1. Beim Verletztengeld gemäß § 45 SGB 7 handelt es sich nicht um Einkommen aus einer nichtselbständigen Tätigkeit und damit nicht um sozialversicherungspflichtiges Arbeitsentgelt.

2. Gegen die in § 132 SGB 3 vorgesehene Berechnung eines fiktiven Bemessungsentgelts bestehen auch bei Bezug von Verletztengeld keine verfassungsrechtlichen Bedenken.

 

Normenkette

SGB III Fassung: 2003-12-23 § 132 Abs. 1; SGB III Fassung: 2003-12-23 § 132 Abs. 2 S. 1; SGB III Fassung: 2003-12-23 § 132 Abs. 2 S. 2 Nr. 2; SGB III Fassung: 2003-12-23 § 130 Abs. 1 S. 1; SGB III Fassung: 2003-12-23 § 130 Abs. 1 S. 2; SGB III Fassung: 2003-12-23 § 130 Abs. 3 S. 1 Nr. 1; SGB III Fassung: 2003-12-23 § 131 Abs. 1 S. 1; SGB III Fassung: 2003-12-23 § 131 Abs. 3; SGB III Fassung: 2003-12-23 § 25; SGB III Fassung: 2003-12-23 § 26 Abs. 2 Nr. 1; SGB IV § 14 Abs. 1 S. 1; GG Art. 3 Abs. 1, Art. 13-14

 

Nachgehend

BSG (Beschluss vom 26.03.2014; Aktenzeichen B 11 AL 14/14 B)

 

Tenor

I. Auf die Berufung des Klägers wird das Urteil des Sozialgerichts Leipzig vom 28. Februar 2008 abgeändert.

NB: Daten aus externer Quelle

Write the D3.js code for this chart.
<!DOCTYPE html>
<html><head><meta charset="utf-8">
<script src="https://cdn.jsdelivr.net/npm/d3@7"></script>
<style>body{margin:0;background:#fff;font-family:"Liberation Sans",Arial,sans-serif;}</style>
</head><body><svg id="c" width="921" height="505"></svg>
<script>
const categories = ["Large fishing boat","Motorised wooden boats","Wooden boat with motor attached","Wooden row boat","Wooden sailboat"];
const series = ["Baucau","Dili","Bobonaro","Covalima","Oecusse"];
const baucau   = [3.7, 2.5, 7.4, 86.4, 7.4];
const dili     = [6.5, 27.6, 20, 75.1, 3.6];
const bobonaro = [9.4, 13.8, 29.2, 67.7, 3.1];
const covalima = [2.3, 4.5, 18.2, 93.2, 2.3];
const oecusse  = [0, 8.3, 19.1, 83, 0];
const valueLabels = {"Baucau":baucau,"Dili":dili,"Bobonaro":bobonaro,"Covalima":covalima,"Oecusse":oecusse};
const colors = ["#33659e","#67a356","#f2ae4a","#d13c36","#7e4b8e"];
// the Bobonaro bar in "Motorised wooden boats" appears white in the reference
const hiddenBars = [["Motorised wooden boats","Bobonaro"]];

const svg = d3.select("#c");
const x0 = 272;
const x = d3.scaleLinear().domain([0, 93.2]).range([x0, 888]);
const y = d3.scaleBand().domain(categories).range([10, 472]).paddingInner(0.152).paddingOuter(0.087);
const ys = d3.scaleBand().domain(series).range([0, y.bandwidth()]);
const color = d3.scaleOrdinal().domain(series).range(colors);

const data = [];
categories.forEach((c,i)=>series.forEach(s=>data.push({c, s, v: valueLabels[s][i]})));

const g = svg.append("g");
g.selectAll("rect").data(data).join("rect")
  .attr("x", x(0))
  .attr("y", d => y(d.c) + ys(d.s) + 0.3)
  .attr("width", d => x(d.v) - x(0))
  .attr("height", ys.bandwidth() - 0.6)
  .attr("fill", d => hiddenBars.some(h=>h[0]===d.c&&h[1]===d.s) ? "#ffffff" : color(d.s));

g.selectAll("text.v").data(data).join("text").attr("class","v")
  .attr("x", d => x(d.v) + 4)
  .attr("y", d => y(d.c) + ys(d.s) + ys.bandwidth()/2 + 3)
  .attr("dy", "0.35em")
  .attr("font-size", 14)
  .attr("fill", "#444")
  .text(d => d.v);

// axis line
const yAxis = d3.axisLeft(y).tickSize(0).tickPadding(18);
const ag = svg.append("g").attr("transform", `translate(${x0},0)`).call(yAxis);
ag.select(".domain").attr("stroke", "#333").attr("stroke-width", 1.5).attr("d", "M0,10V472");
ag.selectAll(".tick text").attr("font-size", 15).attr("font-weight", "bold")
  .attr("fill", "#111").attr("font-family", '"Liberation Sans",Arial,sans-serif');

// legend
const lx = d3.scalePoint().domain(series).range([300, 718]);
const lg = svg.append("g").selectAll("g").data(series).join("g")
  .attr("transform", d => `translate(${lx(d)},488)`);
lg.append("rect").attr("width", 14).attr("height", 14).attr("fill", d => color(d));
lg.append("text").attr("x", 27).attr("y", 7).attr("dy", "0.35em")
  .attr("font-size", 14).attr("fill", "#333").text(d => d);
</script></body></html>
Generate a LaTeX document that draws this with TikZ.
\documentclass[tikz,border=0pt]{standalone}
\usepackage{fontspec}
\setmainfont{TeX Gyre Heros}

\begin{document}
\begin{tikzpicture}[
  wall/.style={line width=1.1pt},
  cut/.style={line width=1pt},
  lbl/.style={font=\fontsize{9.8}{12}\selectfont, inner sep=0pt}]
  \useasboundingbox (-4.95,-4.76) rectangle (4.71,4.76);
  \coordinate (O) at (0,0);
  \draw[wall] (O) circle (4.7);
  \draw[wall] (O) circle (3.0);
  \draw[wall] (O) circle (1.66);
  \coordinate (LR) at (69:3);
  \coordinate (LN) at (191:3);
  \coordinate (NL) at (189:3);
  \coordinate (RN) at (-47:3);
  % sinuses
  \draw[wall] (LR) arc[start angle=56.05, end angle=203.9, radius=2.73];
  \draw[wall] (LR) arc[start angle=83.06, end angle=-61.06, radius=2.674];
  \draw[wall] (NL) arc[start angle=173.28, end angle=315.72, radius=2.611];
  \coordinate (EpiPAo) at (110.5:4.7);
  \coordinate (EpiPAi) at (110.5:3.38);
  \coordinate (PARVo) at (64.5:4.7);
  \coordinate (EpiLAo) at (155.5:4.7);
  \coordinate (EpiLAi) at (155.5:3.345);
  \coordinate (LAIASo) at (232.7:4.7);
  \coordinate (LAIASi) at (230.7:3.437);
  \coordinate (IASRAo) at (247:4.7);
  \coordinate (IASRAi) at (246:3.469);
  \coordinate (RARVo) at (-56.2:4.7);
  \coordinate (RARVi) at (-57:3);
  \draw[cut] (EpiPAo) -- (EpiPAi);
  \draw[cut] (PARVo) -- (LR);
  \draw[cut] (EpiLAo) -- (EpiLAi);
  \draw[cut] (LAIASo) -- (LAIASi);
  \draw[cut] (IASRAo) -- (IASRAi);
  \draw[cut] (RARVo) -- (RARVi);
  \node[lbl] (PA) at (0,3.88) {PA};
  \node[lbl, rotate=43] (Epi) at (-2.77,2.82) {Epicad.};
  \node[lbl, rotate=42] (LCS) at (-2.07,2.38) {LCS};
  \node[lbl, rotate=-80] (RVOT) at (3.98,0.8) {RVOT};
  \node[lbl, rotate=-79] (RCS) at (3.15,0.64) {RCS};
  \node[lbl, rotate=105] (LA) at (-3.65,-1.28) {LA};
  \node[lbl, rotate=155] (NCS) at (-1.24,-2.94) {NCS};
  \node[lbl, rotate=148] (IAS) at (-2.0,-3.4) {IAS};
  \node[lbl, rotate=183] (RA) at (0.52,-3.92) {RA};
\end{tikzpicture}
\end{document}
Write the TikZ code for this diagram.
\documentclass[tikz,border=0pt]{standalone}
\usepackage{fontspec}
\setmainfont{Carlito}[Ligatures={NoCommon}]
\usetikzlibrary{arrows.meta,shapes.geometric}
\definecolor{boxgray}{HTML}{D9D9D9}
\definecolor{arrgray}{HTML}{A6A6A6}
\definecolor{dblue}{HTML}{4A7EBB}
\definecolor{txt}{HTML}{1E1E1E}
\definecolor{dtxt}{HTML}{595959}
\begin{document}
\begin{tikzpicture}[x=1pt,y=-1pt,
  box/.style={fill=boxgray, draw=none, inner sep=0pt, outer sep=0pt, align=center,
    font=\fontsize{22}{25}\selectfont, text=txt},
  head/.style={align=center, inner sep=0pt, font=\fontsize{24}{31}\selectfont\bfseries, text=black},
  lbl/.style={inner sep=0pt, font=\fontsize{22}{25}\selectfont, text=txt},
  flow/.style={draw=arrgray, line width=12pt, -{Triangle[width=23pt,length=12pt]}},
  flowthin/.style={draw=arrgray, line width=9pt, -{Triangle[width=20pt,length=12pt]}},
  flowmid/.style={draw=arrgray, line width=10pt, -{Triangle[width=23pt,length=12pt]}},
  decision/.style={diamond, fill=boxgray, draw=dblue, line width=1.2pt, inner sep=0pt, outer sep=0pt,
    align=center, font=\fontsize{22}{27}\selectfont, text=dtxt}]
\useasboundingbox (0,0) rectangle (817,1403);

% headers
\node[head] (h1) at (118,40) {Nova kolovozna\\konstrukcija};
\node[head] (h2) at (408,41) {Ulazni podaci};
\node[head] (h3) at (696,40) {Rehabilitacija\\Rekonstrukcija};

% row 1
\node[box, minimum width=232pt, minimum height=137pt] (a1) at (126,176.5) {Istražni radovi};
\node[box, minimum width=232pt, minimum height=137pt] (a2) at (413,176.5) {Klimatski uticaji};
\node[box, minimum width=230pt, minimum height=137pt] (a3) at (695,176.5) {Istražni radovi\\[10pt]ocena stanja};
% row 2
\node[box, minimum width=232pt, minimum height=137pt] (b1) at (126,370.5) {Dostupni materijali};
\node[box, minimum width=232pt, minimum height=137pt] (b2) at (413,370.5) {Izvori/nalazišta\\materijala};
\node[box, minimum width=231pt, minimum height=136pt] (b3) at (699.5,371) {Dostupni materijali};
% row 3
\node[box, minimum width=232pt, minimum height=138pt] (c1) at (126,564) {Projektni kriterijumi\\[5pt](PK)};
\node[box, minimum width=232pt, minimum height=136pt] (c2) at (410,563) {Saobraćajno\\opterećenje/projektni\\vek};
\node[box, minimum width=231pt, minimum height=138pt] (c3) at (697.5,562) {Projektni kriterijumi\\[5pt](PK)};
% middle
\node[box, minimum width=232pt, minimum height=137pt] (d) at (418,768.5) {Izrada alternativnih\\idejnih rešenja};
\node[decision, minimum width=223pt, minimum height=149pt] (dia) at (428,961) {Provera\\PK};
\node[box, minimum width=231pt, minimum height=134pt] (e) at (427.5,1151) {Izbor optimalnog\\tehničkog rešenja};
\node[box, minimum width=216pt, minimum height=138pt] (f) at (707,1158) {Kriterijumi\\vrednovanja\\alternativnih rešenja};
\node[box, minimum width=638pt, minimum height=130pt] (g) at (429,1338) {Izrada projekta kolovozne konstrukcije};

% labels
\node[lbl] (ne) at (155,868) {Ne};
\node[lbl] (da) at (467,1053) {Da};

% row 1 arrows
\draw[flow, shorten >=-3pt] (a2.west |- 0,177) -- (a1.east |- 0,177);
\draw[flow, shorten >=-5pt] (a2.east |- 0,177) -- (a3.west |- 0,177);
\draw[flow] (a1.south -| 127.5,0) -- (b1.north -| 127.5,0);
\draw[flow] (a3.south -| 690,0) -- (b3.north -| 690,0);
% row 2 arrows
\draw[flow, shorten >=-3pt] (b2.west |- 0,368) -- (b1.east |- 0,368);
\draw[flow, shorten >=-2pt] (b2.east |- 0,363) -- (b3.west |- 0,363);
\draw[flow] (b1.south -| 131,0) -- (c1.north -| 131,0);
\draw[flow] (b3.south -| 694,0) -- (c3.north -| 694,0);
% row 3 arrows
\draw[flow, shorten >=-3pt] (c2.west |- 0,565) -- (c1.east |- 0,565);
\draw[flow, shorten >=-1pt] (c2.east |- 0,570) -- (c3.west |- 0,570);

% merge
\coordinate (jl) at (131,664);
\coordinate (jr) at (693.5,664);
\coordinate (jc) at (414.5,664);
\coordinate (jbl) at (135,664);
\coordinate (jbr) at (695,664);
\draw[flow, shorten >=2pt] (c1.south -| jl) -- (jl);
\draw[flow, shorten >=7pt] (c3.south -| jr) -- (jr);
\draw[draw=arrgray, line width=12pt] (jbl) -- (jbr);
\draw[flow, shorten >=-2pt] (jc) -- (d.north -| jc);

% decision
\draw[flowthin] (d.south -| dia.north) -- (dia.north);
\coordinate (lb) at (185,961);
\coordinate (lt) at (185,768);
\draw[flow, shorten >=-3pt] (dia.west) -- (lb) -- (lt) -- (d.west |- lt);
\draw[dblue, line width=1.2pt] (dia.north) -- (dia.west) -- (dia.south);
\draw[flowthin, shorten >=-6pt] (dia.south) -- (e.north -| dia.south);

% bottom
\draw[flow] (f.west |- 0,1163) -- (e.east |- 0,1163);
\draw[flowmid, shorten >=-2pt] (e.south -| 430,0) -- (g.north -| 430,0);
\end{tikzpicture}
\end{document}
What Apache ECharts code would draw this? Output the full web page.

Die Beklagte wird unter Abänderung des Bescheides vom 9. November 2005 in Gestalt des Widerspruchsbescheides vom 6. Februar 2006 verurteilt, das dem Kläger bewilligte Arbeitslosengeld unter Heranziehung der Bezugsgröße West neu zu bestimmen und zu zahlen.

Im Übrigen wird die Berufung zurückgewiesen.

II. Die Beklagte hat 1/3 der notwendigen außergerichtlichen Kosten des Klägers in beiden Instanzen zu tragen.

III. Die Revision wird nicht zugelassen.

 

Tatbestand

Der Kläger begehrt die Gewährung von höherem Arbeitslosengeld ab dem 1. November 2005.

Der am … 1953 geborene Kläger ist von Beruf Baufacharbeiter. Er stand zuletzt vom 1. Januar 2000 bis zum 31. Oktober 2005 in einem Beschäftigungsverhältnis, welches durch einen Aufhebungsvertrag beendet wurde. Das Arbeitsverhältnis wurde unter Beteiligung des Integrationsamtes und der Berufsgenossenschaft aufgelöst, da der Kläger seine zuletzt ausgeübte Tätigkeit aufgrund der Folgen eines Arbeitsunfalls vom 23. Mai 2003 aus gesundheitlichen Gründen nicht mehr ausüben und auch auf anderen Arbeitsplätzen nicht mehr zumutbar eingesetzt werden konnte.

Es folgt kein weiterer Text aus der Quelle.